The revelations that steroids were found in the house where wrestler Chris Benoit killed his wife, his son and then himself in June caught the attention of congressional investigators.

The House committees that looked into steroid use in professional baseball in 2005 have asked Benoit’s employer, World Wrestling Entertainment, for information about its drug-testing policies.

The WWE finds itself in the cross hairs of California Rep. Henry A. Waxman’s House Oversight Committee and Illinois Rep. Bobby L. Rush’s Energy and Commerce subcommittee, with Rush planning to hold a hearing this fall.

The developments are a reality smackdown for a company that sells comic book story lines to millions of fans each week. But the WWE has the advantage of studying baseball’s legislative film.

Aside from giving Waxman a reason to quote from “Field of Dreams,” Congress’ baseball investigation saw some of its biggest stars quizzed about steroid use and led to the stiffening of the sport’s testing policy and penalties, as well as to the launch of an ongoing independent inquiry headed by former Sen. George J. Mitchell (D-Maine).

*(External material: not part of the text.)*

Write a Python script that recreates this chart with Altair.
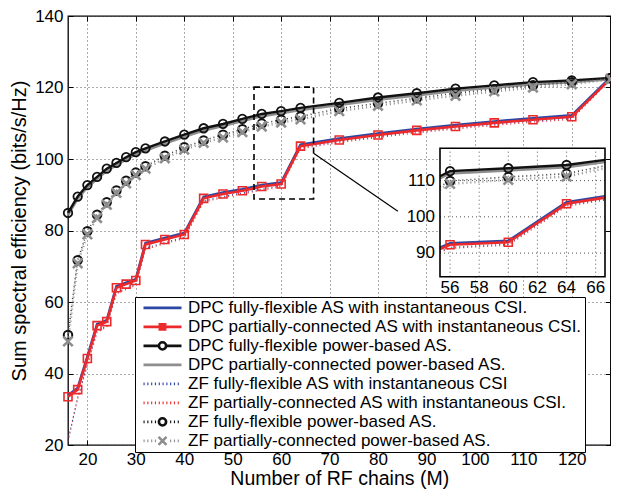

“Yeah, there’s a lot to be nervous about,” said Eleanor Hill, a veteran of congressional investigations.

The baseball steroid investigation marked a turning point for congressional sports probes, said Senate Associate Historian Donald Ritchie.

Before 2005, lawmakers didn’t examine players’ behavior. They let the leagues police that.

Congress had always followed the money, Ritchie said. For example, the Senate has investigated corruption, mafia ties, fight-fixing and payoffs in professional boxing.

Alleged steroid use among baseball players, and now wrestlers, shifted the debate from finance to public health.

Lawmakers are concerned that kids may begin to use steroids and other performance enhancing drugs because the ballplayers and wrestlers they idolize are thought to do so.

“Illegal steroid use in professional sports has gained plenty of attention, but the record suggests that the problem is most pervasive and deadly in pro wrestling, an unregulated form of entertainment that is watched on TV and in arenas by an estimated 20 million fans a week, including children,” Rush and Rep. Cliff Stearns (Fla.), the subcommittee’s ranking Republican, wrote to WWE Chairman Vincent K. McMahon. (The panel also sent the letter, which requested drug testing information, to two lesser-known professional wrestling organizations.)

The lawmakers included a USA Today article that said wrestlers “are about 20 times more likely to die before 45 than are pro football players, another profession that’s exceptionally hard on the body.”

Hill, who was the staff director for the joint congressional intelligence committee that investigated the Sept. 11 attacks, is a partner at King & Spalding and advises clients who find themselves under investigation. Her message is simple: Cooperate.